EXERCISE AIM :: Please print exactly the lines below, from the start of the material up to and including the line with "const H = 1208;", but none of the pictures.

SOURCE MATERIAL ::
+++++

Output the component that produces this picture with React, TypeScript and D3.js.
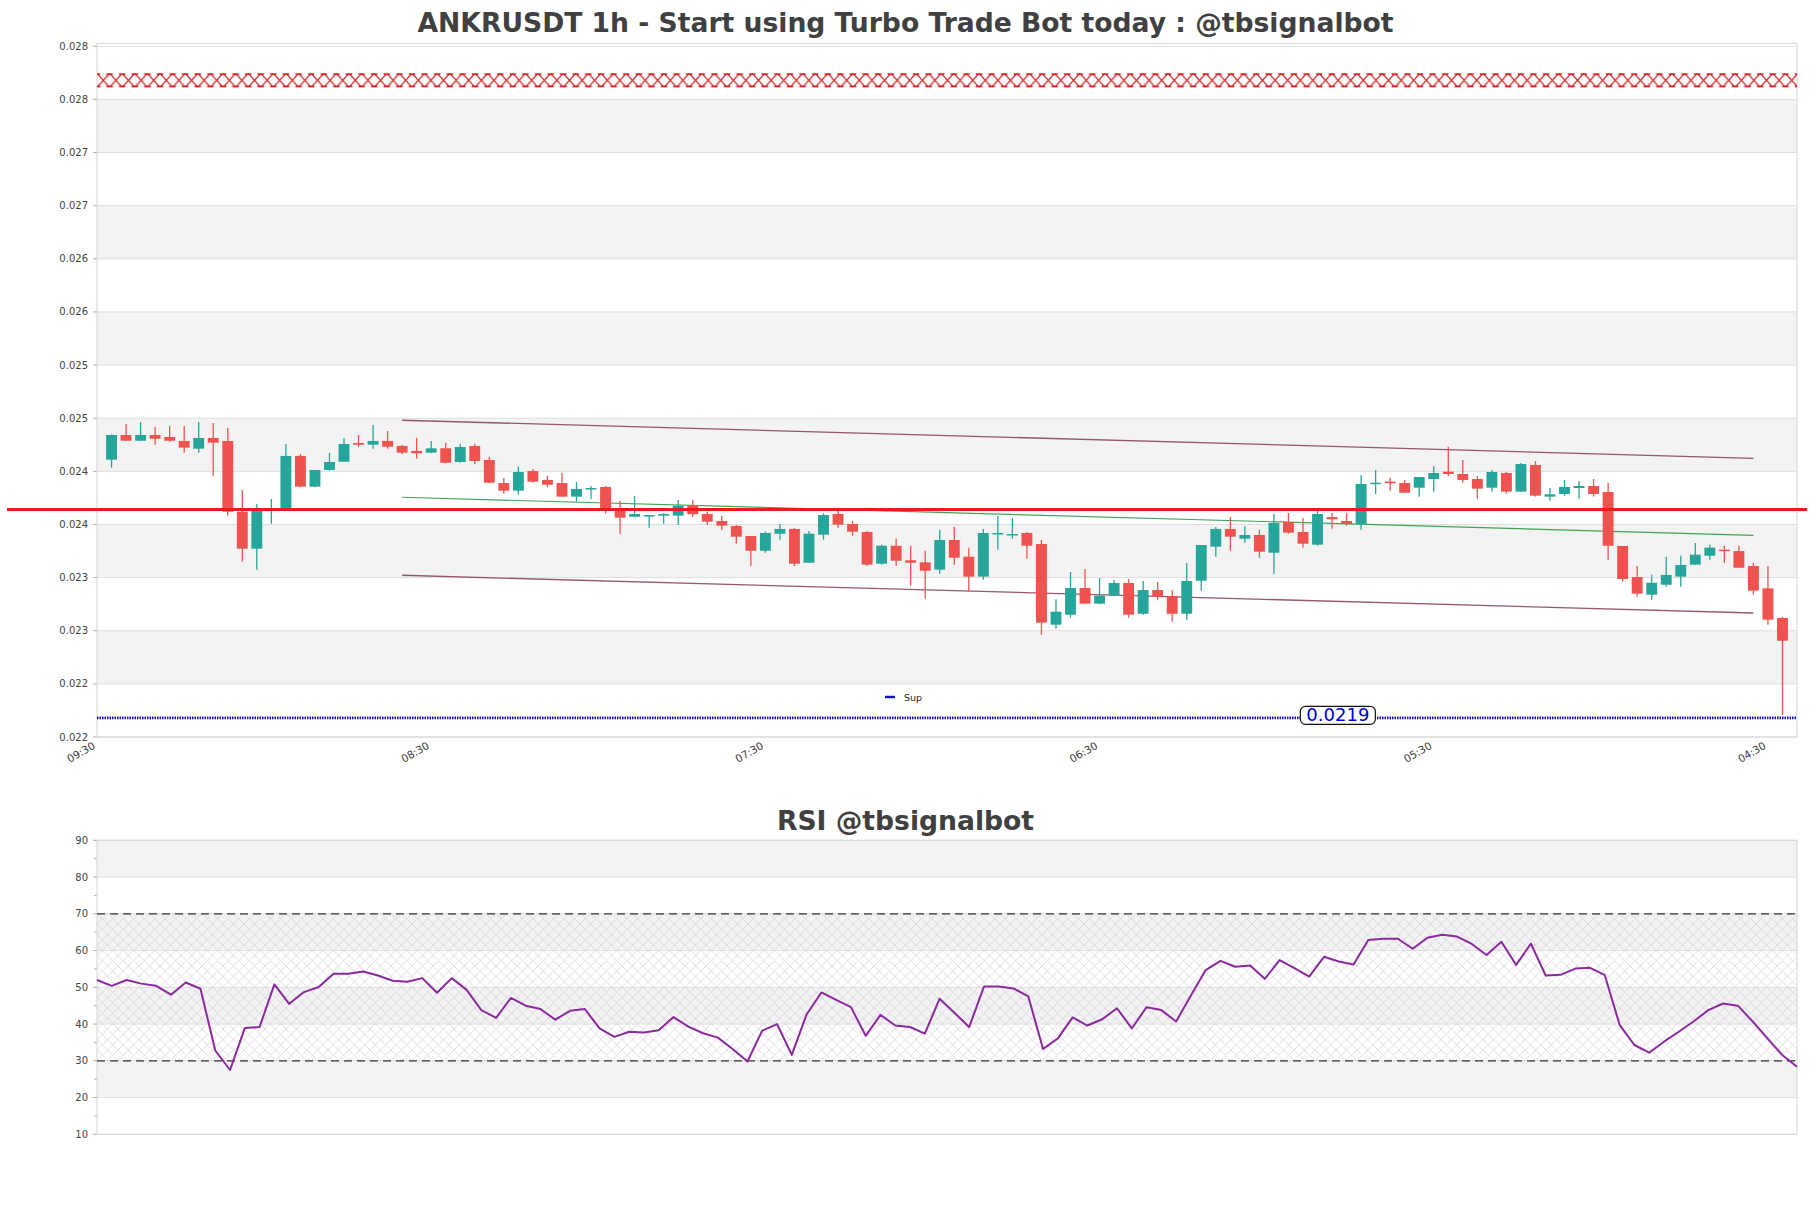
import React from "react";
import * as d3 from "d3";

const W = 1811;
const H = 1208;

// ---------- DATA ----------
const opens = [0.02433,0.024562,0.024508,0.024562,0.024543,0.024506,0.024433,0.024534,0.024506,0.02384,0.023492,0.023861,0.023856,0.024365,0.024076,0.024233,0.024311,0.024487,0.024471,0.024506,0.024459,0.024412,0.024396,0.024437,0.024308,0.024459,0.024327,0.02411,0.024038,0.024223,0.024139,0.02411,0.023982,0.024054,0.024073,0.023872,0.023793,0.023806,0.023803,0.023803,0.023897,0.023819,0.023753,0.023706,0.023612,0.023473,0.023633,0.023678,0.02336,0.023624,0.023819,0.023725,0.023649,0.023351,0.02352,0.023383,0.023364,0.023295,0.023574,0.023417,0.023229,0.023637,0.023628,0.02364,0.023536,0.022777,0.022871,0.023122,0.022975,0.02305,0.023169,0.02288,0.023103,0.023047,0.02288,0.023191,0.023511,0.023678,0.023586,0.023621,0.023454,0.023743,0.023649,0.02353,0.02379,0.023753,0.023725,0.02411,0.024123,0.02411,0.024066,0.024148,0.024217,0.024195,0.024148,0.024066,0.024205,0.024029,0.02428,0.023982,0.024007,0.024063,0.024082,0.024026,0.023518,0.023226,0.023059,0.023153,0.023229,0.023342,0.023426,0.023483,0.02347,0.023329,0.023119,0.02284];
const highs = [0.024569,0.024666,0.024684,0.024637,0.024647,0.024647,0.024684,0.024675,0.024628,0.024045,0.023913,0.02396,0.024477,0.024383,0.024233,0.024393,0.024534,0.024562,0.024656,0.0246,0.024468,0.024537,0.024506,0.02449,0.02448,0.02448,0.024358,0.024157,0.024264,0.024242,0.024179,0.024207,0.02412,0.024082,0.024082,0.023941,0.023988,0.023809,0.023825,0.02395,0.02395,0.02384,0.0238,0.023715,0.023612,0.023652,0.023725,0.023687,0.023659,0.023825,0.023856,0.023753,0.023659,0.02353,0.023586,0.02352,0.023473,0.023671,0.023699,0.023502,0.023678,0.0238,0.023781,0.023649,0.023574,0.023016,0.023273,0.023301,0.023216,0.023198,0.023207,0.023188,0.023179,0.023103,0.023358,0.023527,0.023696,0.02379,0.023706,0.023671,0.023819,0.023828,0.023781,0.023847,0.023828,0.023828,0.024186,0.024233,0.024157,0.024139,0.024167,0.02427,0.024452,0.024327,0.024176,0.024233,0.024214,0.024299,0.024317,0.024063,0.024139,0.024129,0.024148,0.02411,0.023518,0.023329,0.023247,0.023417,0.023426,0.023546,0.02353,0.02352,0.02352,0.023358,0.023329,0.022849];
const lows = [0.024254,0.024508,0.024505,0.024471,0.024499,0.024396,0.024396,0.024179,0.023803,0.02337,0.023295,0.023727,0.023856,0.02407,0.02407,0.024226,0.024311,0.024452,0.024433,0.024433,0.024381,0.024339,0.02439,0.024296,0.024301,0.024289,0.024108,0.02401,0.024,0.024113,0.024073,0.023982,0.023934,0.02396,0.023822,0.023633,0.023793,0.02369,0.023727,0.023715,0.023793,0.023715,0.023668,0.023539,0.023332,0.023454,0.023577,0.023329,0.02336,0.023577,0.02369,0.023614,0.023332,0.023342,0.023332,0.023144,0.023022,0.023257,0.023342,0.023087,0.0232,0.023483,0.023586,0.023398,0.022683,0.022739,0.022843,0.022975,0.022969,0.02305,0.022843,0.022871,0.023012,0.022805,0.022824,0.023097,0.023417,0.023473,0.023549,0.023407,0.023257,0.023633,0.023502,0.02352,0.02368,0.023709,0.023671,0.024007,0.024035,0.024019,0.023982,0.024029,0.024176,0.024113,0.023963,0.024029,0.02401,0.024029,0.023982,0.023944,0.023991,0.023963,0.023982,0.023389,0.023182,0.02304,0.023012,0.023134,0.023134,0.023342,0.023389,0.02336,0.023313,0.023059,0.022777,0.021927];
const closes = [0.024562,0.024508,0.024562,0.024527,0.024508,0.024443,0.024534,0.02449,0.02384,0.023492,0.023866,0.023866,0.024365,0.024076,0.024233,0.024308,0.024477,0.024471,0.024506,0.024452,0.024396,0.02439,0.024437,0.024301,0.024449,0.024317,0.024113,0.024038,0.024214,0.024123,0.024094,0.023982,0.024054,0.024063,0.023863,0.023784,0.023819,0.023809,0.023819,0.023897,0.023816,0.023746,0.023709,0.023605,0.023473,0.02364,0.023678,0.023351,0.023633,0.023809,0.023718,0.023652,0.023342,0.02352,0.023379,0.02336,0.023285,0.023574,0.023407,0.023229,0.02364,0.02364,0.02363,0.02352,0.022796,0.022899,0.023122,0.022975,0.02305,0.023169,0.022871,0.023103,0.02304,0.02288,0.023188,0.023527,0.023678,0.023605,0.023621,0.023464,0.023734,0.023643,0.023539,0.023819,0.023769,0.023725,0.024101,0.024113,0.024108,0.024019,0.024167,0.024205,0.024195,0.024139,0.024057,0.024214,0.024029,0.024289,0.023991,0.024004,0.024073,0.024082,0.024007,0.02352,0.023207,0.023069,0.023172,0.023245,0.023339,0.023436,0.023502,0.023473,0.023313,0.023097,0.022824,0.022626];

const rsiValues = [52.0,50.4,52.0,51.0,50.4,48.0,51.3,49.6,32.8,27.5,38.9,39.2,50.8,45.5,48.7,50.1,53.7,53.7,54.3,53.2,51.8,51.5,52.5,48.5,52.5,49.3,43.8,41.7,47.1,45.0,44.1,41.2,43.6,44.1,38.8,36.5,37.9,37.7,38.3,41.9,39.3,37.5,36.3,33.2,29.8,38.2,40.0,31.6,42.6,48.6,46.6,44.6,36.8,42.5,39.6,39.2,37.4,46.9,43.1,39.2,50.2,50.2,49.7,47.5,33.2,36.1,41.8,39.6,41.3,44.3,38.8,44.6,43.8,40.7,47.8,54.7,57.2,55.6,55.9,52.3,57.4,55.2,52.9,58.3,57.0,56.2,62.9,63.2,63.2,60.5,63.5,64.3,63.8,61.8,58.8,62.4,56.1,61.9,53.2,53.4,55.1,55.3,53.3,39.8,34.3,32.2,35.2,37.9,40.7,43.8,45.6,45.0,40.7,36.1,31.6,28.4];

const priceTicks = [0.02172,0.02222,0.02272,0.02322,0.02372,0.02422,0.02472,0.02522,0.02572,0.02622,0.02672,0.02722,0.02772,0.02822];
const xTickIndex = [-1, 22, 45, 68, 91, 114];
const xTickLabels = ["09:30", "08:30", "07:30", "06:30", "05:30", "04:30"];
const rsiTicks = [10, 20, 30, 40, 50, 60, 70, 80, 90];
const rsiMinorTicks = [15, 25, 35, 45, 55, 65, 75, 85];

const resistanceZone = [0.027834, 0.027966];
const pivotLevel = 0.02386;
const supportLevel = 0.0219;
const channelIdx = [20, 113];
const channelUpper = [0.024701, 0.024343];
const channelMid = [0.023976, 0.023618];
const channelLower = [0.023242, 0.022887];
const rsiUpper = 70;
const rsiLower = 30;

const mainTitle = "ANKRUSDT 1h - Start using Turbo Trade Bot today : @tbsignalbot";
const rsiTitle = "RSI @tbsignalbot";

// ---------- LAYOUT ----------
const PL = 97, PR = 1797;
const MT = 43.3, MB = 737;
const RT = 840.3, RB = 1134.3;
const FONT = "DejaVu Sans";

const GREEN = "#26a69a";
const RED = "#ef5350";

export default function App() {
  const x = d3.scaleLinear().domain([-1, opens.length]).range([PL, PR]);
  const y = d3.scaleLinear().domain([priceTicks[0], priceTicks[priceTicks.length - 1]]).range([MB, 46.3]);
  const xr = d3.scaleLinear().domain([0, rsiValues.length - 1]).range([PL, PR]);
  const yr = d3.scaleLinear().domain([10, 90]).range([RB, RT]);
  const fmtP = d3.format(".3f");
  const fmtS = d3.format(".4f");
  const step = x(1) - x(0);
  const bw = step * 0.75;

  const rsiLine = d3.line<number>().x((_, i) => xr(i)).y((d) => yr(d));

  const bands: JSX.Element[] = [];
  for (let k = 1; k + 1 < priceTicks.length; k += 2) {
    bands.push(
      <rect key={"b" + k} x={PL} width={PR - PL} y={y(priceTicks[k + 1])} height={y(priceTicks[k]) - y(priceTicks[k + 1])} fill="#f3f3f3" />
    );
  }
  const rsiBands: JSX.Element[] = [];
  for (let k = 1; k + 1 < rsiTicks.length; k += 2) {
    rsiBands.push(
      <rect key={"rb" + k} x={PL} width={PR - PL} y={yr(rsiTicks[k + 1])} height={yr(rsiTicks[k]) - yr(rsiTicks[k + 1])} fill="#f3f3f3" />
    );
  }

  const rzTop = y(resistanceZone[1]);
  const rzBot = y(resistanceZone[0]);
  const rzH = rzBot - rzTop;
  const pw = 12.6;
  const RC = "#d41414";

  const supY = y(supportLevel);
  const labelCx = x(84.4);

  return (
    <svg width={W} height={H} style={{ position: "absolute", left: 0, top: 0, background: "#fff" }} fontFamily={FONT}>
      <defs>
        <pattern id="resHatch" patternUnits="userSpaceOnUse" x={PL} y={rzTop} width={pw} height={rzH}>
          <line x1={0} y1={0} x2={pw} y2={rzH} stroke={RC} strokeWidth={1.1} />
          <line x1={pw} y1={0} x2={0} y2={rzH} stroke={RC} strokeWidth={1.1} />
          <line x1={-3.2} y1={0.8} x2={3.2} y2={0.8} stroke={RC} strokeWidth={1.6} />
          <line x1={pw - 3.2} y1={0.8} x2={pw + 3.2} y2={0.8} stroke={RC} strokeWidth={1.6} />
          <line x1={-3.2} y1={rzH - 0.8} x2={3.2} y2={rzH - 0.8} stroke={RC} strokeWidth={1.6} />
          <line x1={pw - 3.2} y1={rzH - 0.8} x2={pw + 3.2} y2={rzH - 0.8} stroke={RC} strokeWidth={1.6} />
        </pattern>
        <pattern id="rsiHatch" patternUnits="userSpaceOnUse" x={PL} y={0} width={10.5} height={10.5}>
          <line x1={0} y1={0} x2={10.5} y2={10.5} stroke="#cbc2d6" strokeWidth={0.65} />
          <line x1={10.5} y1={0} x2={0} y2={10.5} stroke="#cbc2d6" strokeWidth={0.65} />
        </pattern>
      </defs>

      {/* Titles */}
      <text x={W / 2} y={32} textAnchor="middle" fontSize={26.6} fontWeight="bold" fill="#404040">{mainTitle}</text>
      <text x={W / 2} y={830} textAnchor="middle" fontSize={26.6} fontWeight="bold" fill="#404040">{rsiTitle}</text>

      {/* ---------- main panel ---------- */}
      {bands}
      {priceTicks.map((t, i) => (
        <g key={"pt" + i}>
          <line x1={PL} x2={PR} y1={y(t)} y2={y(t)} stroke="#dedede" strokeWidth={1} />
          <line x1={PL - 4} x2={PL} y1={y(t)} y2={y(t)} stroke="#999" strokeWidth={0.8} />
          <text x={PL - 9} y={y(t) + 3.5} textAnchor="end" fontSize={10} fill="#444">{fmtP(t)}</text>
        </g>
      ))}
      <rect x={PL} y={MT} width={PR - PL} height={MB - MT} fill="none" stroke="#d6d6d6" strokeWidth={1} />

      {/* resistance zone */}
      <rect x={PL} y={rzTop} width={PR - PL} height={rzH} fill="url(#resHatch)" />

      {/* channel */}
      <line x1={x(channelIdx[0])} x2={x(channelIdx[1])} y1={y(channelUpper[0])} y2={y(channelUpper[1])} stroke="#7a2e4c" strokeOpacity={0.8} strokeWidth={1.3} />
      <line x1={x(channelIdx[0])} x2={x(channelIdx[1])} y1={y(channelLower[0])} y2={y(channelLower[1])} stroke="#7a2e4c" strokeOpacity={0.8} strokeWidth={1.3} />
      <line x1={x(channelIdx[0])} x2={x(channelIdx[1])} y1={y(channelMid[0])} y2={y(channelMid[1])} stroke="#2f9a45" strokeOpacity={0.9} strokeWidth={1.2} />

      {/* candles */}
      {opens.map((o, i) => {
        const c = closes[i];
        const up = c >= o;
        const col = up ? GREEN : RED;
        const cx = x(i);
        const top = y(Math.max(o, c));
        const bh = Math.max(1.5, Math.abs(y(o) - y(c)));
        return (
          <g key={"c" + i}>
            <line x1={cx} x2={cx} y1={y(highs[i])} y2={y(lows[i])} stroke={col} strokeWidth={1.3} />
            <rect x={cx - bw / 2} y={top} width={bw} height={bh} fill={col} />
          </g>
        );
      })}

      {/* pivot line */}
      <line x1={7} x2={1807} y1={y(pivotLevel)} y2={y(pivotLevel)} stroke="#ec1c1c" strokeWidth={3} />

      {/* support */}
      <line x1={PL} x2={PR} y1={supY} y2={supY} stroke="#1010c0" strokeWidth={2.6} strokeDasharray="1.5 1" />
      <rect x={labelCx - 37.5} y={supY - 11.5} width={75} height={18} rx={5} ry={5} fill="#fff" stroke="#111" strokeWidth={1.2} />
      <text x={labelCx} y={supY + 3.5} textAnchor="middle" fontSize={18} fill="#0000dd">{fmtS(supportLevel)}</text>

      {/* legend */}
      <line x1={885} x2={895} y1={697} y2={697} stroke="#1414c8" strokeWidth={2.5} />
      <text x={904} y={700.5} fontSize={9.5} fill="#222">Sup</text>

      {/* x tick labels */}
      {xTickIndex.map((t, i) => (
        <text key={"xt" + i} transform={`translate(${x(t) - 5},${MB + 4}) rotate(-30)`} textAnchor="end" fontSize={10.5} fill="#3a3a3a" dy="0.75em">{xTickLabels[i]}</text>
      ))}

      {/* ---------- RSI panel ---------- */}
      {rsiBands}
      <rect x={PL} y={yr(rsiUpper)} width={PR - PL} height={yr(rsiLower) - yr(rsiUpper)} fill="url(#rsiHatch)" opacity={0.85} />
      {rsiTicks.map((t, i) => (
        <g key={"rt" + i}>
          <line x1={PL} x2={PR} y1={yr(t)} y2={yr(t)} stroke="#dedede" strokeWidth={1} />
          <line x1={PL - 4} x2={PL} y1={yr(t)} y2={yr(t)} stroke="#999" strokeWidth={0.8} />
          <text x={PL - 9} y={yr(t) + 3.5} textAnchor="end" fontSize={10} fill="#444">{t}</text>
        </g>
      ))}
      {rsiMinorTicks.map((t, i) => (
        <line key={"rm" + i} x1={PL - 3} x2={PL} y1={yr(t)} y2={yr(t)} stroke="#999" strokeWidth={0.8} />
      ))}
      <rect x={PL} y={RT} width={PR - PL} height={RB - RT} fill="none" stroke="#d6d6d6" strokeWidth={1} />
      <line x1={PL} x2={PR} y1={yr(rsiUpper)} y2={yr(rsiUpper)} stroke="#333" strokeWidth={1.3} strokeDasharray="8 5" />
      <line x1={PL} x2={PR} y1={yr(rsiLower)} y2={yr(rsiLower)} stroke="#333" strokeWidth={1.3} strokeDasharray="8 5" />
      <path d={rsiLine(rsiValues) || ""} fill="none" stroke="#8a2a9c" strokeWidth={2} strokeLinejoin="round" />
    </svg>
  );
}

+++++

EXERCISE OUTPUT ::
Output the component that produces this picture with React, TypeScript and D3.js.
import React from "react";
import * as d3 from "d3";

const W = 1811;
const H = 1208;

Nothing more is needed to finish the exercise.